99
\$\begingroup\$

If an engine supports Windows, OS X, and Linux, why do we sometimes see games using these engines, like Space Hulk: Deathwing, restricted to Windows only?

\$\endgroup\$
  • 25
    \$\begingroup\$ It means it can be built cross platform, it does not mean it requires no additional effort. \$\endgroup\$ – marsh Jul 11 '17 at 20:32
  • \$\begingroup\$ The simple reason is the vast majority of that type of gaming is on PC. \$\endgroup\$ – Fattie Jul 14 '17 at 16:30
149
\$\begingroup\$

Technical Reasons:

  • Game made platform specifically: When some developers are making their games, they can sometime rely on platform specific functions. While the game engine might be able to build the game for multiple platforms, the non-game specific code might make a Windows specific call that either doesn't exist on other platforms or would require remaking a difficult part of the game (Licensing services, File Saving systems, etc.).
  • Lack of Capable Machines: For a long time, most Apple computers did not come with enough graphics power to run most games. So why release somewhere where the users will most likely only have a bad experience? This is slowly changing, thanks to better integrated graphics, but might still be a reason why some go Windows only.
  • Plugin/Library compatibility: Game developers might use 3rd party libraries to help speed up development or use industry standard/validated code (SSL, Serialisation libraries, etc). If these don't support platform X, the game most likely won't run reliably on it, so they get excluded.
  • Increased QA: During game development, there is a small subsection of the team that ensures that there are no bugs and that the game meets performance standards. Once you add a platform, the game must essentially be tested twice! The generic parts of the game could be left alone, but there is still much more testing to do before release. This can also lead to increased cost, not only with the additional time needed but also specialised hardware, depending on the platform (Apple, Xbox, PlayStation, Phones, etc.).
  • Increased Support: As games release they will have bugs (some games more than others).

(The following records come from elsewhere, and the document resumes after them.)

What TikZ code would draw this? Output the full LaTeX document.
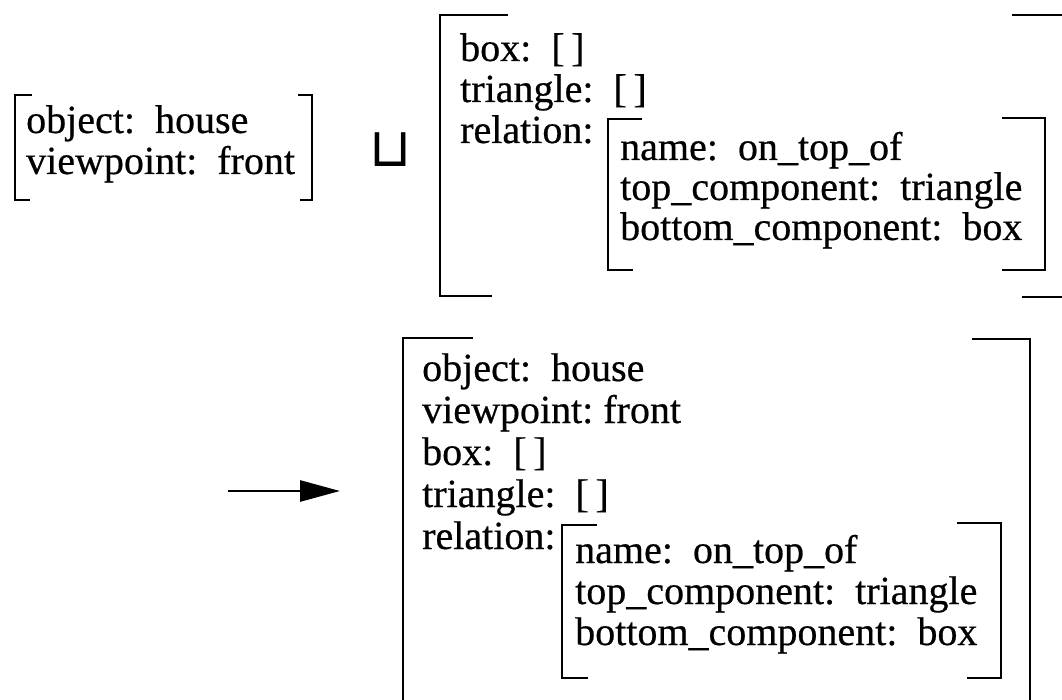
\documentclass[tikz,border=0pt]{standalone}
\usepackage{fontspec}
\setmainfont{Liberation Serif}[FakeBold=0.5]
\newfontfamily\unifyfamily{DejaVu Sans}
\usetikzlibrary{arrows.meta}
\newcommand{\fsfont}{\fontsize{40}{48}\selectfont\frenchspacing}
\newcommand{\unifyfont}{\unifyfamily\fontsize{54}{54}\selectfont}

\begin{document}
\begin{tikzpicture}[x=1pt,y=-1pt,
    feat/.style={anchor=base west,inner sep=0pt,font=\fsfont},
    brak/.style={line width=2.8pt}]
  \useasboundingbox (0,0) rectangle (1062,700);

  \draw[brak] (32,95) -- (15,95) -- (15,200) -- (30,200);
  \draw[brak] (298,95) -- (312,95) -- (312,200) -- (300,200);
  \node[feat] (objA) at (26,133) {object:\ \ house};
  \node[feat] (viewA) at (26,174) {viewpoint:\ \ front};

  \node[anchor=base,inner sep=0pt,font=\unifyfont] (unify) at (391,167) {⊔};

  \draw[brak] (508,15) -- (440,15) -- (440,296) -- (492,296);
  \draw[brak] (1012,15) -- (1062,15);
  \draw[brak] (1022,297) -- (1062,297);
  \node[feat] (boxB) at (460,61) {box:\ \ [\,]};
  \node[feat] (triB) at (460,102) {triangle:\ \ [\,]};
  \node[feat] (relB) at (460,143) {relation:};
  \draw[brak] (642,119) -- (608,119) -- (608,270) -- (633,270);
  \draw[brak] (1002,118) -- (1045,118) -- (1045,270) -- (1002,270);
  \node[feat] (nameB) at (620,160) {name:\ \ on\_top\_of};
  \node[feat] (topB) at (620,200) {top\_component:\ \ triangle};
  \node[feat] (botB) at (620,240) {bottom\_component:\ \ box};

  \coordinate (arrS) at (228,491);
  \coordinate (arrE) at (340,491);
  \draw[line width=2.8pt,-{Triangle[length=40pt,width=21pt]}] (arrS) -- (arrE);

  \draw[brak] (473,338) -- (403,338) -- (403,702);
  \draw[brak] (972,339) -- (1030,339) -- (1030,702);
  \node[feat] (objC) at (422,381) {object:\ \ house};
  \node[feat] (viewC) at (422,423) {viewpoint:\ front};
  \node[feat] (boxC) at (422,465) {box:\ \ [\,]};
  \node[feat] (triC) at (422,507) {triangle:\ \ [\,]};
  \node[feat] (relC) at (422,549) {relation:};
  \draw[brak] (597,525) -- (562,525) -- (562,678) -- (588,678);
  \draw[brak] (957,523) -- (1001,523) -- (1001,678) -- (967,678);
  \node[feat] (nameC) at (575,563) {name:\ \ on\_top\_of};
  \node[feat] (topC) at (575,604) {top\_component:\ \ triangle};
  \node[feat] (botC) at (575,645) {bottom\_component:\ \ box};
\end{tikzpicture}
\end{document}
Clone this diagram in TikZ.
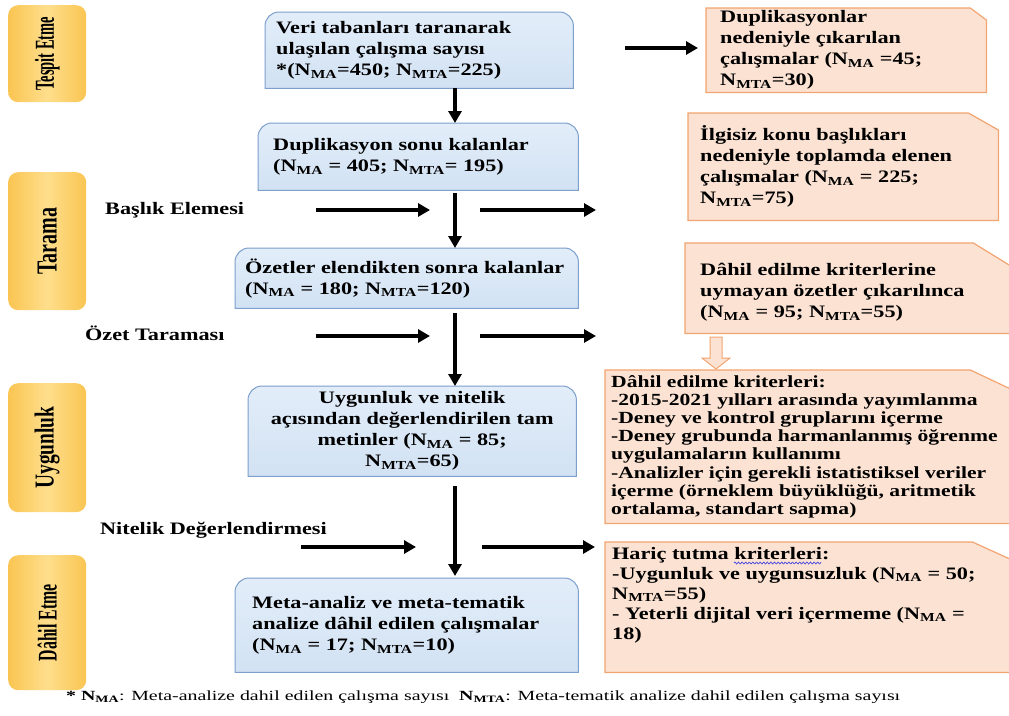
\documentclass[tikz,border=0pt]{standalone}
\usepackage{fontspec}
\setmainfont{Liberation Serif}[FakeStretch=1.27]
\newfontfamily\footfont{Liberation Serif}[FakeStretch=1.42]
\usepackage{graphicx}
\usetikzlibrary{arrows.meta,calc}
\newcommand\Nma{N\textsubscript{MA}}
\newcommand\Nmta{N\textsubscript{MTA}}
\definecolor{yelL}{RGB}{250,197,82}
\definecolor{yelM}{RGB}{254,222,140}
\definecolor{bluT}{RGB}{226,237,249}
\definecolor{bluB}{RGB}{210,226,243}
\definecolor{bluD}{RGB}{125,160,205}
\definecolor{orF}{RGB}{251,226,211}
\definecolor{orD}{RGB}{243,164,112}
\definecolor{wavecol}{RGB}{70,70,220}
\tikzset{
  area/.style={inner sep=0pt, draw=none, anchor=north west},
  yellowbox/.style={area, rounded corners=10pt, left color=yelL, right color=yelL, middle color=yelM},
  blueshape/.style={draw=bluD, line width=1pt, top color=bluT, bottom color=bluB},
  orangeshape/.style={draw=orD, line width=1.2pt, fill=orF},
  btext/.style={inner sep=0pt, align=left, font=\fontsize{17.5}{21}\selectfont\bfseries},
  smalltext/.style={inner sep=0pt, align=left, font=\fontsize{17}{18.2}\selectfont\bfseries},
  arr/.style={line width=3.5pt, -{Triangle[length=12pt,width=13pt]}},
  blockarrow/.style={draw=orD, line width=1pt, fill=orF},
  squiggle/.style={draw=wavecol, line width=0.7pt}
}
\newcommand\bluebox[1]{\path[blueshape] (#1.south west) -- ([yshift=-14pt]#1.north west) arc[start angle=180,end angle=90,radius=14pt] -- ([xshift=-14pt]#1.north east) arc[start angle=90,end angle=0,radius=14pt] -- (#1.south east) -- cycle;}
\newcommand\snipbox[3]{\path[orangeshape] (#1.south west) -- (#1.north west) -- ([xshift=-#2]#1.north east) -- ([yshift=-#3]#1.north east) -- (#1.south east) -- cycle;}
\begin{document}
\begin{tikzpicture}[x=1pt,y=1pt]
\useasboundingbox (0,0) rectangle (1009,-715);
% side stage boxes
\node[yellowbox, minimum width=78pt, minimum height=97pt] (y1) at (8,-5) {\rotatebox{90}{\resizebox{74pt}{19pt}{\bfseries Tespit Etme}}};
\node[yellowbox, minimum width=78pt, minimum height=138pt] (y2) at (8,-172) {\rotatebox{90}{\resizebox{67pt}{19pt}{\bfseries Tarama}}};
\node[yellowbox, minimum width=78pt, minimum height=129pt] (y3) at (8,-383) {\rotatebox{90}{\resizebox{82pt}{19pt}{\bfseries Uygunluk}}};
\node[yellowbox, minimum width=78pt, minimum height=135pt] (y4) at (8,-555) {\rotatebox{90}{\resizebox{77pt}{19pt}{\bfseries Dâhil Etme}}};
% blue boxes
\node[area, minimum width=308pt, minimum height=76pt] (b1) at (265,-12) {};
\node[area, minimum width=320pt, minimum height=67pt] (b2) at (258,-123) {};
\node[area, minimum width=343pt, minimum height=60pt] (b3) at (235,-248) {};
\node[area, minimum width=328pt, minimum height=90pt] (b4) at (248,-386) {};
\node[area, minimum width=343pt, minimum height=94pt] (b5) at (235,-578) {};
\bluebox{b1}\bluebox{b2}\bluebox{b3}\bluebox{b4}\bluebox{b5}
% orange boxes
\node[area, minimum width=280pt, minimum height=84pt] (o1) at (706,-8) {};
\node[area, minimum width=310pt, minimum height=107pt] (o2) at (688,-113) {};
\node[area, minimum width=340pt, minimum height=90pt] (o3) at (685,-243) {};
\node[area, minimum width=420pt, minimum height=153pt] (o4) at (605,-370) {};
\node[area, minimum width=420pt, minimum height=130pt] (o5) at (605,-542) {};
\snipbox{o1}{16pt}{12pt}\snipbox{o2}{30pt}{17pt}\snipbox{o3}{52pt}{32pt}\snipbox{o4}{55pt}{26pt}\snipbox{o5}{53pt}{24pt}
% texts in blue boxes
\node[btext, anchor=west] (tb1) at ([xshift=11pt]b1.west) {Veri tabanları taranarak\\ulaşılan çalışma sayısı\\*(\Nma=450; \Nmta=225)};
\node[btext, anchor=west] (tb2) at ([xshift=15pt]b2.west) {Duplikasyon sonu kalanlar\\(\Nma{} = 405; \Nmta= 195)};
\node[btext, anchor=west] (tb3) at ([xshift=10pt]b3.west) {Özetler elendikten sonra kalanlar\\(\Nma{} = 180; \Nmta=120)};
\node[btext, align=center] (tb4) at (b4.center) {Uygunluk ve nitelik\\açısından değerlendirilen tam\\metinler (\Nma{} = 85;\\\Nmta=65)};
\node[btext, anchor=west] (tb5) at ([xshift=17pt]b5.west) {Meta-analiz ve meta-tematik\\analize dâhil edilen çalışmalar\\(\Nma{} = 17; \Nmta=10)};
% texts in orange boxes
\node[btext, anchor=west] (to1) at ([xshift=14pt]o1.west) {Duplikasyonlar\\nedeniyle çıkarılan\\çalışmalar (\Nma{} =45;\\\Nmta=30)};
\node[btext, anchor=west] (to2) at ([xshift=12pt]o2.west) {İlgisiz konu başlıkları\\nedeniyle toplamda elenen\\çalışmalar (\Nma{} = 225;\\\Nmta=75)};
\node[btext, anchor=west] (to3) at ([xshift=15pt,yshift=-4pt]o3.west) {Dâhil edilme kriterlerine\\uymayan özetler çıkarılınca\\(\Nma{} = 95; \Nmta=55)};
\node[smalltext, anchor=west] (to4) at ([xshift=6pt]o4.west) {Dâhil edilme kriterleri:\\-2015-2021 yılları arasında yayımlanma\\-Deney ve kontrol gruplarını içerme\\-Deney grubunda harmanlanmış öğrenme\\uygulamaların kullanımı\\-Analizler için gerekli istatistiksel veriler\\içerme (örneklem büyüklüğü, aritmetik\\ortalama, standart sapma)};
\node[btext, anchor=north west, font=\fontsize{17.5}{20}\selectfont\bfseries] (to5) at ([xshift=7pt,yshift=-5pt]o5.north west) {Hariç tutma kriterleri:\\-Uygunluk ve uygunsuzluk (\Nma{} = 50;\\\Nmta=55)\\- Yeterli dijital veri içermeme (\Nma{} =\\18)};
\begin{scope}[shift={(to5.north west)}]
\draw[squiggle] plot[domain=0:87, samples=100, smooth] ({\x+122}, {-16+1*sin(\x*100)});
\end{scope}
% block arrow between o3 and o4
\coordinate (da) at (716,-337);
\path[blockarrow] ([xshift=-6pt]da) -- ([xshift=6pt]da) -- ([xshift=6pt,yshift=-21pt]da) -- ([xshift=14pt,yshift=-21pt]da) -- ([yshift=-32pt]da) -- ([xshift=-14pt,yshift=-21pt]da) -- ([xshift=-6pt,yshift=-21pt]da) -- cycle;
% side labels
\node[btext, anchor=west] (l1) at (105,-210) {Başlık Elemesi};
\node[btext, anchor=west] (l2) at (85,-333) {Özet Taraması};
\node[btext, anchor=west] (l3) at (100,-530) {Nitelik Değerlendirmesi};
% vertical arrows
\coordinate (ax) at (455,0);
\draw[arr] (b1.south -| ax) -- (b2.north -| ax);
\draw[arr, shorten <=3pt] (b2.south -| ax) -- (b3.north -| ax);
\draw[arr, shorten <=5pt] (b3.south -| ax) -- (b4.north -| ax);
\draw[arr, shorten <=10pt, shorten >=2pt] (b4.south -| ax) -- (b5.north -| ax);
% horizontal arrows
\coordinate (h1) at (625,-48);
\draw[arr, shorten >=8pt] (h1) -- (h1 -| o1.west);
\coordinate (h2a) at (316,-210); \coordinate (h2b) at (430,-210);
\coordinate (h2c) at (480,-210); \coordinate (h2d) at (596,-210);
\draw[arr] (h2a) -- (h2b); \draw[arr] (h2c) -- (h2d);
\coordinate (h3a) at (316,-336); \coordinate (h3b) at (430,-336);
\coordinate (h3c) at (480,-336); \coordinate (h3d) at (596,-336);
\draw[arr] (h3a) -- (h3b); \draw[arr] (h3c) -- (h3d);
\coordinate (h4a) at (301,-547); \coordinate (h4b) at (416,-547);
\coordinate (h4c) at (482,-547); \coordinate (h4d) at (595,-547);
\draw[arr] (h4a) -- (h4b); \draw[arr] (h4c) -- (h4d);
% footer
\node[anchor=base west, inner sep=0pt, font=\footfont\fontsize{14}{16}\selectfont] (foot) at (66,-700) {\textbf{* \Nma}: Meta-analize dahil edilen çalışma sayısı\ \ \textbf{\Nmta}: Meta-tematik analize dahil edilen çalışma sayısı};
\end{tikzpicture}
\end{document}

As you add more platforms, the amount of post-release support the developer has to do increases. Platform-specific bugs will have to be fixed in a way that fixes it for the broken platform and doesn't affect the platforms which are not affected. If a platform changes, say, Windows 7 to 8 or an OSX iteration, there will have to be some level of QA to ensure that there are no bugs on the newer version. And, if there are, that is yet another platform that must be supported alongside the older version. This can have a huge affect on cost, especially after the game has launched (were the game to not make a lot of money), 3-6 months after release.

Non-Technical Reasons:

  • Publisher Agreement: Some developers will have agreements with the platform holder to release specifically on their platform. While this happens more with consoles, this could also be the case for PC platforms (e.g., Windows).
  • First party Developer: Some developers are owned by the platform holder and are not allowed to release their games on specific platforms. You likely won't see Halo on PS4 or Forza on Mac.
  • Lack of an audience: Developers have lots of statistics about consumer trends on specific platforms, especially if they have large publishers with lots of data available. If they have information that says that 90% of their target audience is on Windows, they might not bother to release on other platforms to try and reduce potential bugs or/and keep the marketing material focussed.
  • Does not meet Platform Requirements: Some platforms such as Apple's App Store have strict requirements on layout and design that need to be followed in order to be published. If a game doesn't meet these requirements for a particular distribution platform, it might not be worth the engineering time to adapt the game and release it if there are not enough predicted sales.
  • Lack of experience with a platform: If the developer has solely worked with Windows (and there are no/few people with experience of other systems), it might be a lot of work to learn the small differences that can cause issues late in development or there might not be enough budget to hire new staff to be in charge of a Linux/OSX build.
  • Marketing Cost: if two platforms have significantly different audiences or age groups the marketing material for one may not reach the other meaning that more money must be spent on marketing. If the two groups require different marketing it must all be re-created with the new target audience in mind. Marketing can get extremely expensive especially with big releases, the more platforms need marketing the faster the cost increases.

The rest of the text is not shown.